The prediction proved accurate – inadequate bombardment led directly to higher casualties. Smith’s personal account reveals the crushing psychological burden of command:
“The man in the front line is blessed with a sense of immediacy… The general, however, knows far in advance what is to come and the picture is always there, spread before him. He goes into battle with the price of victory already calculated in human lives. This knowledge is a terrible burden, never to be shaken off, night or day.”
However, this critical understanding appears to be absent among strategic decision-makers, remaining largely unacknowledged even as the PRC deepens its influence and control across the 1st and 2nd island chains. The PRC is systematically connecting Oceania and the island nations, which provide the physical basis for Beijing to unilaterally declare the fictitious nine-dash line as a legitimate and sovereign boundary.
The island-hopping campaign required seizing physical territory through overwhelming force and sacrifice.
Today’s challenge involves defending that same strategic space through economic and political means. Where Smith had to capture islands with Marine blood, China’s Belt and Road Initiative seeks to capture them with economic dependency instead of military occupation; debt-trap diplomacy instead of naval bombardment; political influence operations instead of amphibious assault and infrastructure control instead of airfield construction.
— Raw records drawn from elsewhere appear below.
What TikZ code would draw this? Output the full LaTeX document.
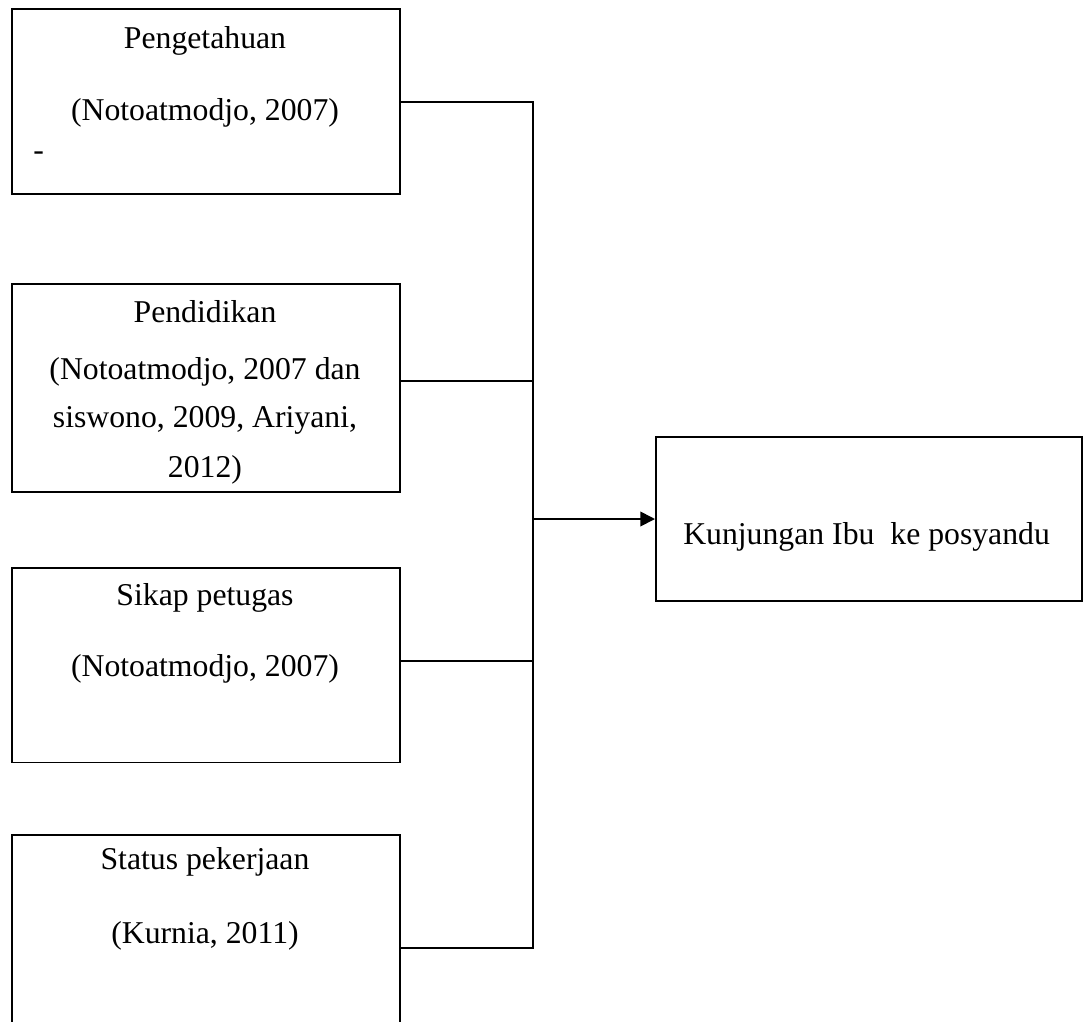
\documentclass[tikz,border=0pt]{standalone}
\usepackage{fontspec}
\setmainfont{Liberation Serif}
\usetikzlibrary{arrows.meta,positioning}

\tikzset{
  box/.style={draw,line width=1.3pt,anchor=north west,minimum width=291pt,inner sep=0pt},
  lbl/.style={font=\fontsize{23.8pt}{28pt}\selectfont,inner sep=0pt,anchor=base},
  wire/.style={line width=1.3pt},
  arrow/.style={line width=1.3pt,-{Triangle[length=11pt,width=11pt]}}
}

\begin{document}
\begin{tikzpicture}[x=0.75pt,y=-0.75pt]
       \useasboundingbox (0,0) rectangle (1083,1022);
       % Draw the four factor boxes
       \node[box,minimum height=138.75pt] (b1) at (11,8) {};
       \node[box,minimum height=156pt] (b2) at (11,283) {};
       \node[box,minimum height=146pt] (b3) at (11,567) {};
       \node[box,minimum height=170pt] (b4) at (11,834) {};
       % Draw the outcome box
       \node[box,minimum width=319.5pt,minimum height=123pt] (out) at (655,436) {};
       % Texts of the boxes
       \node[lbl] (t1a) at (205,48) {Pengetahuan};
       \node[lbl] (t1b) at (205,120) {(Notoatmodjo, 2007)};
       \node[lbl,anchor=base west] (t1c) at (33,160) {-};
       \node[lbl] (t2a) at (205,322) {Pendidikan};
       \node[lbl] (t2b) at (205,379) {(Notoatmodjo, 2007 dan};
       \node[lbl] (t2c) at (205,427) {siswono, 2009, Ariyani,};
       \node[lbl] (t2d) at (205,477) {2012)};
       \node[lbl] (t3a) at (205,605) {Sikap petugas};
       \node[lbl] (t3b) at (205,676) {(Notoatmodjo, 2007)};
       \node[lbl] (t4a) at (205,869) {Status pekerjaan};
       \node[lbl] (t4b) at (205,943) {(Kurnia, 2011)};
       \node[lbl,anchor=base west] (tout) at (683,544) {Kunjungan Ibu\ \ ke posyandu};
       % Draw the bus and the connectors
       \coordinate (j1) at (533,102);
       \coordinate (j2) at (533,381);
       \coordinate (j3) at (533,661);
       \coordinate (j4) at (533,948);
       \coordinate (jm) at (533,519);
       \draw[wire] (j1 -| b1.east) -- (j1) -- (j4) -- (j4 -| b4.east);
       \draw[wire] (j2 -| b2.east) -- (j2);
       \draw[wire] (j3 -| b3.east) -- (j3);
       \draw[arrow] (jm) -- (jm -| out.west);
\end{tikzpicture}
\end{document}
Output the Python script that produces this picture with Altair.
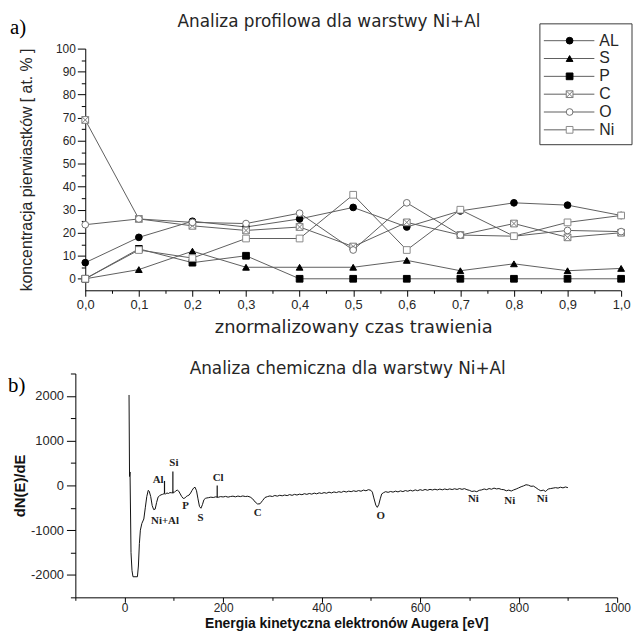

The same strategic geography that cost America 15,000 Marine lives at Iwo Jima alone is now being contested through checkbooks and contracts rather than bullets and bombs.
Smith’s Marines paid in blood for every mile of ocean and every coral atoll. Today’s leaders must ask: Will we allow that sacrifice to be negated by our failure to recognize and counter economic warfare with the same strategic clarity and determination our predecessors showed in kinetic conflict?
The difference is that economic defeat can be harder to reverse than military occupation—and it comes without the galvanizing clarity of casualties that might force political action.